The 2027 Women's World Cup will be held in Brazil — a landmark hosting choice that puts the tournament in South America for the first time. Ante-post prediction markets are already pricing the favourites, and the early pricing offers genuine research opportunities for informed traders.
Early Market Favourites
Spain's reigning world champions and European champions enter 2026 as the nominal market favourite at 18-22% probability in most early markets. The USA's traditional dominance has been disrupted — they're now priced more modestly, around 12-15%. England sit at 10-14% in early markets.
Value Opportunities
- →Brazil: tournament hosts have historically been overpriced by home support; but home advantage is real
- →Germany: returning to form after a difficult spell, priced at 8-10% — possibly too cheap
- →Japan: 2023 quarter-finalists, technically excellent, underweighted by European-focused markets
- →Australia: home advantage gone as hosts, priced down from 2023 levels
- →Colombia: 2023 semi-finalists, maturing squad, genuinely underpriced at ~4%
The Two-Year Information Horizon
Betting on a tournament 18 months away is inherently uncertain — squad evolution, injuries, and form shifts will all reshape the market. The value in early ante-post markets is usually in teams that are priced on current reputation rather than development trajectory.

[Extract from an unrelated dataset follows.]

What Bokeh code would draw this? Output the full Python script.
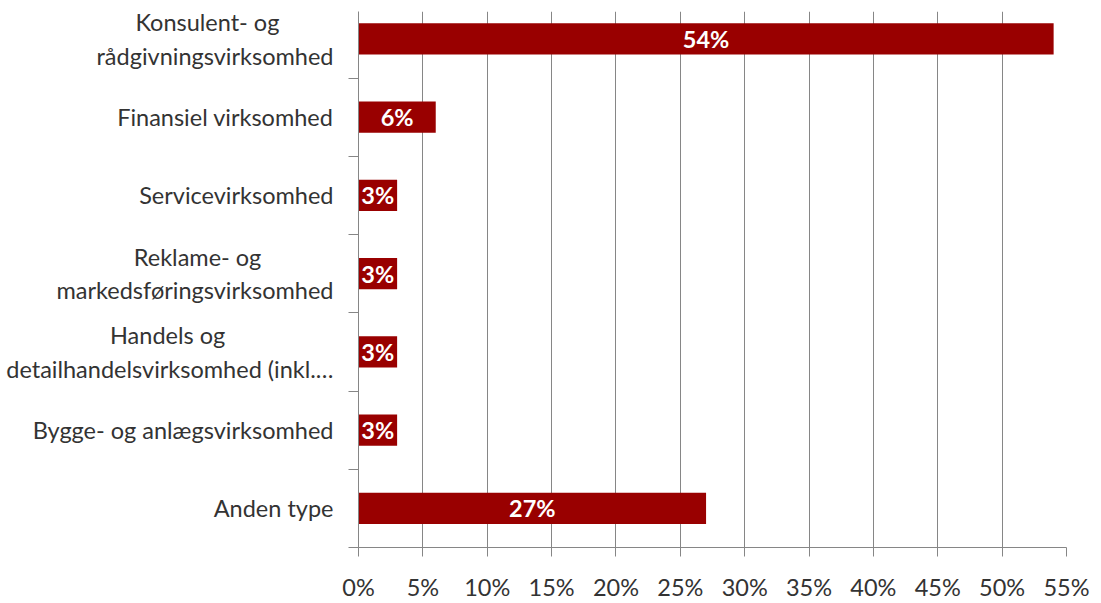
from bokeh.plotting import figure
from bokeh.models import Range1d, FixedTicker, ColumnDataSource
from bokeh.embed import file_html
from bokeh.resources import INLINE
from bokeh.core.properties import value

NB = "\u00a0"
categories = [
    "Konsulent- og" + NB * 9 + "\nrådgivningsvirksomhed",
    "Finansiel virksomhed",
    "Servicevirksomhed",
    "Reklame- og" + NB * 12 + "\nmarkedsføringsvirksomhed",
    "Handels og" + NB * 18 + "\ndetailhandelsvirksomhed (inkl.…",
    "Bygge- og anlægsvirksomhed",
    "Anden type",
]
values = [54, 6, 3, 3, 3, 3, 27]
x_ticks = [0, 5, 10, 15, 20, 25, 30, 35, 40, 45, 50, 55]

n = len(categories)
ypos = [n - 1 - i for i in range(n)]
src = ColumnDataSource(dict(
    y=ypos, v=values, mid=[v / 2 for v in values],
    lab=[f"{v}%" for v in values],
))

FONT = "Lato"
FS = "23.5px"
TXT = "#333333"
GRID = "#868686"
p = figure(width=1093, height=603, output_backend="svg", toolbar_location=None,
           x_range=Range1d(0, 55), y_range=Range1d(-0.5, n - 0.65),
           min_border_left=358, min_border_right=27, min_border_top=11, min_border_bottom=54)
p.outline_line_color = None
p.background_fill_color = "white"

p.hbar(y="y", right="v", left=0, height=0.4, source=src, fill_color="#990000", line_color=None)
p.text(x="mid", y="y", text="lab", source=src, text_color="white", text_font=value(FONT),
       text_font_style="bold", text_font_size=FS, text_align="center", text_baseline="middle")

# x axis
p.xaxis.ticker = FixedTicker(ticks=x_ticks)
p.xaxis.major_label_overrides = {t: f"{t}%" for t in x_ticks}
p.xaxis.axis_line_color = GRID
p.xaxis.major_tick_line_color = GRID
p.xaxis.major_tick_out = 9
p.xaxis.major_tick_in = 0
p.xaxis.minor_tick_line_color = None
p.xaxis.major_label_standoff = 16
p.xaxis.major_label_text_font = FONT
p.xaxis.major_label_text_font_size = FS
p.xaxis.major_label_text_color = TXT

# y axis
p.yaxis.ticker = FixedTicker(ticks=ypos, minor_ticks=[k + 0.5 for k in range(-1, n)])
p.yaxis.major_label_overrides = {y: c for y, c in zip(ypos, categories)}
p.yaxis.axis_line_color = GRID
p.yaxis.major_tick_line_color = None
p.yaxis.minor_tick_line_color = GRID
p.yaxis.minor_tick_out = 10
p.yaxis.minor_tick_in = 0
p.yaxis.major_label_standoff = 15
p.yaxis.major_label_text_font = FONT
p.yaxis.major_label_text_font_size = FS
p.yaxis.major_label_text_color = TXT

p.xgrid.ticker = FixedTicker(ticks=x_ticks)
p.xgrid.grid_line_color = GRID
p.ygrid.grid_line_color = None

open("out.html", "w").write(file_html(p, INLINE))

Women's World Cup 2027 ante-post markets will update significantly as the 2026-27 European and South American qualification campaigns progress. The biggest mispricing opportunities often emerge after major qualification shocks.
How to Trade Long-Horizon Tournament Markets
The key is position sizing. An 18-month market has enormous uncertainty. Small positions across several value picks — rather than one large bet — makes sense. Check back as the market updates through 2026 and be prepared to exit early if the landscape shifts.
"Early tournament prediction markets are mispriced by definition — too much of the relevant information doesn't exist yet. The edge is finding teams underpriced on trajectory, not current ranking."